By inserting the baby’s brain into its mother’s skull, Godwin granted a new life to Victoria’s child inside the mother’s body. As a result, Bella came to be— a toddler stuck inside a grown woman’s body. However, as a positive complication of the procedure, Bella’s brain matured at an accelerated rate than normal babies.
Consequently, instead of a normal two-year window for her to develop speech, Bella makes rapid progress, with a couple dozen words per day. However, the film focuses less so on Bella’s arrival into life— as anomalous as it may be— and dives into the life Bella seeks for herself in her growing years as her mind ages, without synchronization to her 30-year-old body.
Bella’s Mental Age Throughout The Film
After her introduction as a toddler in a woman’s body, Bella grows as the plot progresses, with her brain catching up to her physical adulthood much faster than a normal baby’s brain. Nevertheless, due to the accelerated pace, the woman isn’t introduced to general society’s conventions and regulations in the same way that everyone else is. As such, her innate curiosity, lack of self-consciousness, and shameless disposition allow her to develop in a unique manner.
Although Bella develops in accordance with her brain chemistry— an imperceptible characteristic— her experiences also shape her. At first, Bella only cares about fulfilling her needs and needs anything and everything that rouses her curiosity. Even though Bella’s brain is still developing, she exists in a mature body, retaining an adult’s libido and sexuality. As a result, she adopts a fascination with sexual pleasure since her mind is experiencing the situation for the first time. Given the childish demeanor that viewers come to associate with Bella, the woman’s adventures— significantly revolving around a hedonistic chase after sexual pleasure— may come as a jarring development.
Yet, it becomes a cornerstone for Bella’s character and her growth. While the woman still retains her grammatically unsound sentence structures and tempestuous tantrums, she embarks on the global trip with the sordid Duncan Wedderburn. Since Bella has only spent her life locked in Godwin’s house, her new pleasure-seeking lifestyle with Duncan of food and sex suits her well.

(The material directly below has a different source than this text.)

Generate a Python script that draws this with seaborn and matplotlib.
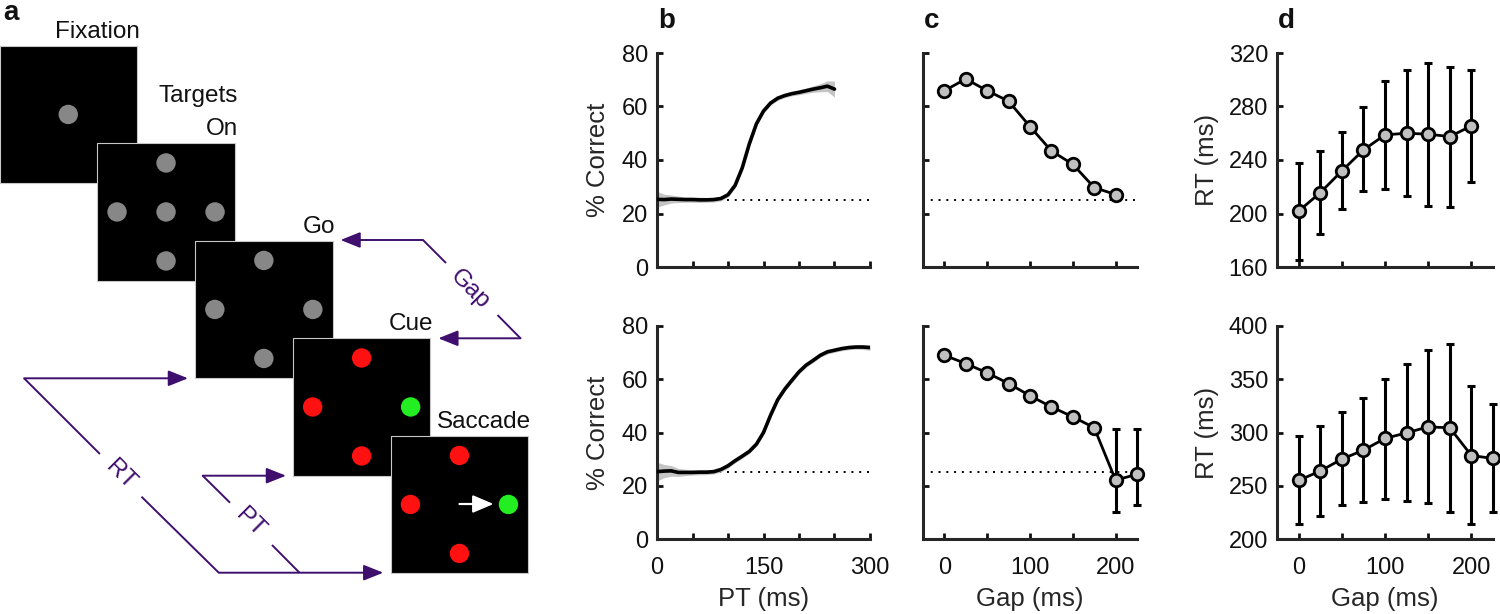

However, Bella’s experiences inform her character’s growth. When she’s with Godwin, she learns philosophies that include words such as empirical. Likewise, when she’s with Duncan, she learns experiences around pastry and bananas. Through it all, she still retains her sense of wonderment and curiosity. Nevertheless, she’s confined by the men in her life and their expectations of her.
As such, Bella’s trip aboard a cruise, where she meets aged Martha and cynical Harry, marks a significant chapter in her life. During this time, Bella learns brand-new philosophies that revolve around ethics and politics. As a result, her character grows further. She sheds her half-formed sentences for intelligent, if unconventional, thought born from an unshakeable desire to learn and grow. Ultimately, her willful employment at a French brothel provides her the freedom to explore her self-identity. Thus, she attends public surgeries, engages in political and academic thought, and creates a personhood for herself.

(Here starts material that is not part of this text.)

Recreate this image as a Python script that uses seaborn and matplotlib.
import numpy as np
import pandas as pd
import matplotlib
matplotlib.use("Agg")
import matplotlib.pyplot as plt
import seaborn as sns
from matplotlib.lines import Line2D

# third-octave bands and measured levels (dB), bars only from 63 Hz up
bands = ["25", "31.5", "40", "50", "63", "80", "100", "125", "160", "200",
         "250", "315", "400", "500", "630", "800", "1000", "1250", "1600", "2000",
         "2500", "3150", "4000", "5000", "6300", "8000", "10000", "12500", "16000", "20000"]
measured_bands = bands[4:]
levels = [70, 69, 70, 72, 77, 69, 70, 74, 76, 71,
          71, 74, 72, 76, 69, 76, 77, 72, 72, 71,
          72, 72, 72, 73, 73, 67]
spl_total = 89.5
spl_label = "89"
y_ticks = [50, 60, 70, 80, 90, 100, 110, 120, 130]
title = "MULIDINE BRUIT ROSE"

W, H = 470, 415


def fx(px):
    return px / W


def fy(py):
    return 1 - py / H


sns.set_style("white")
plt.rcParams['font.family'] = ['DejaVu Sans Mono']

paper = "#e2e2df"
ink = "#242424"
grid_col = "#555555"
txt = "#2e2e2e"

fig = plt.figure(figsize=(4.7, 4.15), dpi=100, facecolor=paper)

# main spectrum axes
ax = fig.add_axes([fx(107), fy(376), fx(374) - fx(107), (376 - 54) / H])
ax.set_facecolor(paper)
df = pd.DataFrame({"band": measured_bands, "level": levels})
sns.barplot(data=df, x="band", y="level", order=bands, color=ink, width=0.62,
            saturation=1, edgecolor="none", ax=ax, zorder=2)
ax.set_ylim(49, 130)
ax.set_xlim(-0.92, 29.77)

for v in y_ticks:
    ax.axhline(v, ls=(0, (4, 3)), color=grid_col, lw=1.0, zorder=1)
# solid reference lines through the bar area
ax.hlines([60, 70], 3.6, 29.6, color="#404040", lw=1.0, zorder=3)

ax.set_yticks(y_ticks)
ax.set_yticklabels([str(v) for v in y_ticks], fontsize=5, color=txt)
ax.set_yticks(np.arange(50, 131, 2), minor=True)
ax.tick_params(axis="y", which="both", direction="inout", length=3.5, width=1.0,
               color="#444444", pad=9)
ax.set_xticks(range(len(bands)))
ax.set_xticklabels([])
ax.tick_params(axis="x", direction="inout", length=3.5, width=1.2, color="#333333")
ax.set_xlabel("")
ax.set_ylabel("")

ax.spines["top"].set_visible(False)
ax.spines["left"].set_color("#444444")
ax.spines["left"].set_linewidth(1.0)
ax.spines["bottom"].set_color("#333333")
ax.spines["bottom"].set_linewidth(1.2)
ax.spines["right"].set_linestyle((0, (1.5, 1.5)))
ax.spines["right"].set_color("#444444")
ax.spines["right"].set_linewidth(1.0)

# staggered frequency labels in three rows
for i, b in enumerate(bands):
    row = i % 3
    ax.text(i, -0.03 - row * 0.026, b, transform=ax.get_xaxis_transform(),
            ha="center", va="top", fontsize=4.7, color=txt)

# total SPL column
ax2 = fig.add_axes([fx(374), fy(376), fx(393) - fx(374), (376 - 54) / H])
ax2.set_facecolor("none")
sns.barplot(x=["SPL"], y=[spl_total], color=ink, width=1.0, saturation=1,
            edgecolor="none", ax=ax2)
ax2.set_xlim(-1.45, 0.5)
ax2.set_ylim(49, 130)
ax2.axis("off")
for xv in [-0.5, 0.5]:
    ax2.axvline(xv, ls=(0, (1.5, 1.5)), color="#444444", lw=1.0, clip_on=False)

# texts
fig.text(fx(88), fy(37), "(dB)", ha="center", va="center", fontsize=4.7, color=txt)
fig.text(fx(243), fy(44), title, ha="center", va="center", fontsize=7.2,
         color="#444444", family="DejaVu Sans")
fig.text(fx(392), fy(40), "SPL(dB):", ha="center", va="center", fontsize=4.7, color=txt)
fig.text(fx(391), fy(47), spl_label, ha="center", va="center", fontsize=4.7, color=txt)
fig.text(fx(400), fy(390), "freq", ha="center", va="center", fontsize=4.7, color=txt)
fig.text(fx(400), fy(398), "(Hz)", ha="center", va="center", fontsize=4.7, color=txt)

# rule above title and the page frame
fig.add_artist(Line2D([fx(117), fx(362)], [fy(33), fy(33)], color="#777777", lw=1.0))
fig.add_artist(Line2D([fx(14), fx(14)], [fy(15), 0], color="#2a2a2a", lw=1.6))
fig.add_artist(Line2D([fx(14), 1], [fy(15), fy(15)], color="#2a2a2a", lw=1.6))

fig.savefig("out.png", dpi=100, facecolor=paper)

Throughout the film, Bella grows and evolves in a distinct fashion that cannot be tracked since her experiences mold her mental age much more significantly than time seems to. Over the course of her adventures from Godwin’s house to France, the woman ages from 2 years old to 20 in the span of several months. Experiencing life as a woman unbridled by society’s projected and injected rules, Bella blazes her own path and reaches a fast-paced maturity.